**GIVEN INFORMATION**
|---|

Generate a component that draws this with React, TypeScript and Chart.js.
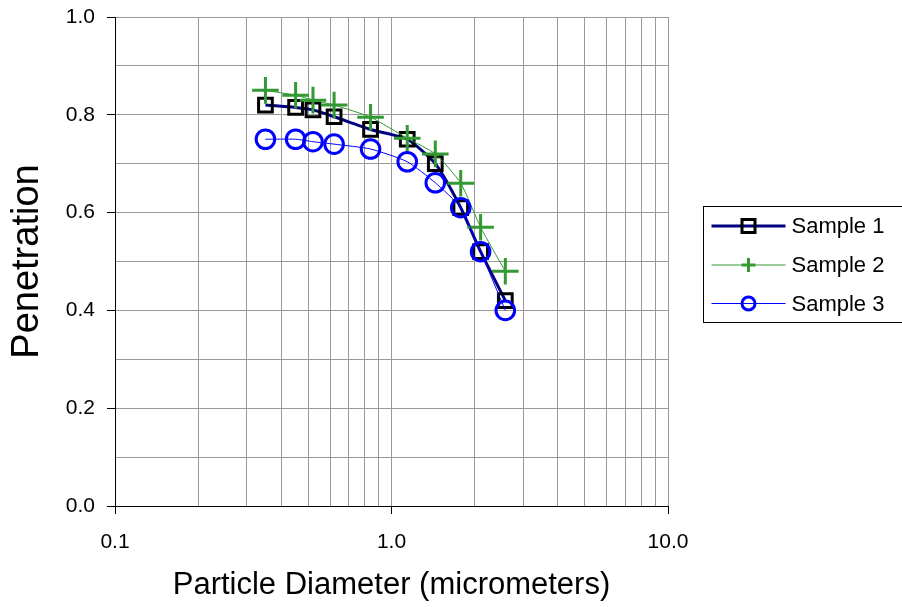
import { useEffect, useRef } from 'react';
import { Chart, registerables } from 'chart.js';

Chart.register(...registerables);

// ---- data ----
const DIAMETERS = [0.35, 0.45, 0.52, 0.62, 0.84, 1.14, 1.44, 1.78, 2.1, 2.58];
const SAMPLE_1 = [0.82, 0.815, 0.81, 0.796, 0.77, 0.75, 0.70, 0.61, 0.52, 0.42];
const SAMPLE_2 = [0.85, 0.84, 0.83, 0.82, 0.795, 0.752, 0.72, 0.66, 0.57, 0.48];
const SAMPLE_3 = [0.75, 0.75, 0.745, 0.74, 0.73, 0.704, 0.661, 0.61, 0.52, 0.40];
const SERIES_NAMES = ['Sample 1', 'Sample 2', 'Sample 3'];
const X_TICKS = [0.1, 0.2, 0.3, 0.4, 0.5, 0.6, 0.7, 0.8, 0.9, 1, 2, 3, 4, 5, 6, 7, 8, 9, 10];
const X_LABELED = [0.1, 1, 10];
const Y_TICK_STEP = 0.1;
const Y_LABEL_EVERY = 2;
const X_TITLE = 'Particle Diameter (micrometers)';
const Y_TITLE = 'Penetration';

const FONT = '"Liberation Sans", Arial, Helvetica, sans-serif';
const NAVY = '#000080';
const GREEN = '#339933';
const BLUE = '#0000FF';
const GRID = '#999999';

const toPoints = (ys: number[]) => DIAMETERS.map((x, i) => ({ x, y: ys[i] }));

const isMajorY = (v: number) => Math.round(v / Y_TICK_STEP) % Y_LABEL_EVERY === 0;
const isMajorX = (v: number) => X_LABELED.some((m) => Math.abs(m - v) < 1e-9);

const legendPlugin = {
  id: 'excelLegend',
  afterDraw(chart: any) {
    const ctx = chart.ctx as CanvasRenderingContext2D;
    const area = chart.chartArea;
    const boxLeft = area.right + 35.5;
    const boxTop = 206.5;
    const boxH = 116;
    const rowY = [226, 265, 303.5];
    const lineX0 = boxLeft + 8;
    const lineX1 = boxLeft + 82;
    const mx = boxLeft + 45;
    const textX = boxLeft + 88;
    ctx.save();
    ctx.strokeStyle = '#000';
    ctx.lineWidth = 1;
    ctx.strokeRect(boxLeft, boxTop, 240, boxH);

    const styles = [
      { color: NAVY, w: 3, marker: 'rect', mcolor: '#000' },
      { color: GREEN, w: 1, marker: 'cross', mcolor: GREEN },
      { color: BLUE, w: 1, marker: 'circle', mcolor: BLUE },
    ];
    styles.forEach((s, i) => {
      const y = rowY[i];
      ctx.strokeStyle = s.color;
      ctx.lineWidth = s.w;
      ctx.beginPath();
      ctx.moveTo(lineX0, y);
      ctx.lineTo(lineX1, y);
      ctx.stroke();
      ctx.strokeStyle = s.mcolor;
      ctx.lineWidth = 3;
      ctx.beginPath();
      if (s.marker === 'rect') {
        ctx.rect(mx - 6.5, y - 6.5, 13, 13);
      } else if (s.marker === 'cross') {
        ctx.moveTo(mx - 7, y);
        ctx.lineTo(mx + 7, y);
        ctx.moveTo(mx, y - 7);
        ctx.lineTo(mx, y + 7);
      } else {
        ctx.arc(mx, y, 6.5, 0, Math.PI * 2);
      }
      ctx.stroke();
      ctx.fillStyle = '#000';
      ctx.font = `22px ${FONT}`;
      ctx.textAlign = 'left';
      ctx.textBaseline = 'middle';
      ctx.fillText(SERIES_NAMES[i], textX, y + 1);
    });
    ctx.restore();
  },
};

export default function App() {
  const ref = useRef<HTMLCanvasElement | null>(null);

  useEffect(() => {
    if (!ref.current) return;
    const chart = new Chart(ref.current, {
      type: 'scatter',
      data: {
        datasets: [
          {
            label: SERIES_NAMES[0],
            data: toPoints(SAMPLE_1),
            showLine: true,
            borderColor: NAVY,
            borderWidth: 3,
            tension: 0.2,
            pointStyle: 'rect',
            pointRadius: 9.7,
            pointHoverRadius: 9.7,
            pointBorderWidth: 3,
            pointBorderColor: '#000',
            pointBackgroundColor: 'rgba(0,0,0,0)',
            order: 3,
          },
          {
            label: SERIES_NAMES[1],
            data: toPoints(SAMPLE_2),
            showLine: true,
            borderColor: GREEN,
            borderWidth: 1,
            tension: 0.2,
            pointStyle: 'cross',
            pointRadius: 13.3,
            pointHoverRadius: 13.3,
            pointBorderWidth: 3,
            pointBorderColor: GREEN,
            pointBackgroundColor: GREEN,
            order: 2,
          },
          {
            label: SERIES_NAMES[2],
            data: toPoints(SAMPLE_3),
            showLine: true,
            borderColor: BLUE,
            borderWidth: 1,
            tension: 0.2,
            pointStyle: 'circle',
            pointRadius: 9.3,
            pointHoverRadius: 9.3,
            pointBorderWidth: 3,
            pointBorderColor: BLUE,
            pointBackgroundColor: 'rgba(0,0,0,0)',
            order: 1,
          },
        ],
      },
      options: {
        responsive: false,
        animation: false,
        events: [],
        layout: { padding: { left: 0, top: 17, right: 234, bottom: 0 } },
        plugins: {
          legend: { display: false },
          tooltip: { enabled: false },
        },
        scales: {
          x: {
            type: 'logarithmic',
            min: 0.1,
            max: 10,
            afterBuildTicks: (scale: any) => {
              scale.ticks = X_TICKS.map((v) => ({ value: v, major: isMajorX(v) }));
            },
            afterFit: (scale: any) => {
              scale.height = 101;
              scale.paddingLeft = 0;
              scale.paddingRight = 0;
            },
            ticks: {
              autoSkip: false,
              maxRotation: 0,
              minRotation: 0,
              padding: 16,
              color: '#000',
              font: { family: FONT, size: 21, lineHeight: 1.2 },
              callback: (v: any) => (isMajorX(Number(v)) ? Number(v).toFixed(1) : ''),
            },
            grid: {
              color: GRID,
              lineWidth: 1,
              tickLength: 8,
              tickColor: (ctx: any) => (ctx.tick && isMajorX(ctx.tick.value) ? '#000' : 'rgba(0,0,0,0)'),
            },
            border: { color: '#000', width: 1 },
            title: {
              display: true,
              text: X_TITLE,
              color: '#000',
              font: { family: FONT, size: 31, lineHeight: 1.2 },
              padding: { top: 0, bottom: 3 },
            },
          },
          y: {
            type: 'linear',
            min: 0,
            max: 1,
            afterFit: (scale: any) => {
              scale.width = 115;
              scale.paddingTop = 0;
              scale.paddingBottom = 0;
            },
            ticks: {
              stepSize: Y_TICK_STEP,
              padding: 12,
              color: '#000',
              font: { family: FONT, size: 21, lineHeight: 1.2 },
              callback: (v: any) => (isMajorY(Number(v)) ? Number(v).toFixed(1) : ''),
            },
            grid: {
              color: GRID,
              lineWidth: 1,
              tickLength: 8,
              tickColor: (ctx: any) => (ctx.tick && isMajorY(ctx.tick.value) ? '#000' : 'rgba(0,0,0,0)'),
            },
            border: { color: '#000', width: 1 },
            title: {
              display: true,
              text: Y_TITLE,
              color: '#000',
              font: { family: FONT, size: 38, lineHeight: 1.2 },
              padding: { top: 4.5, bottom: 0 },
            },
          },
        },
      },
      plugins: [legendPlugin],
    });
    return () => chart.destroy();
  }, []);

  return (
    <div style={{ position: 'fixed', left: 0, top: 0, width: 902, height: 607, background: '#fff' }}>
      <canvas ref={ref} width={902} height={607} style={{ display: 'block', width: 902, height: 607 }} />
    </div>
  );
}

|---|

**GOAL**
Without any pictures, reproduce the lines from the first one in the material through the line that has "Chart.register(...registerables);", exactly as they appear.

**RESPONSE**
Generate a component that draws this with React, TypeScript and Chart.js.
import { useEffect, useRef } from 'react';
import { Chart, registerables } from 'chart.js';

Chart.register(...registerables);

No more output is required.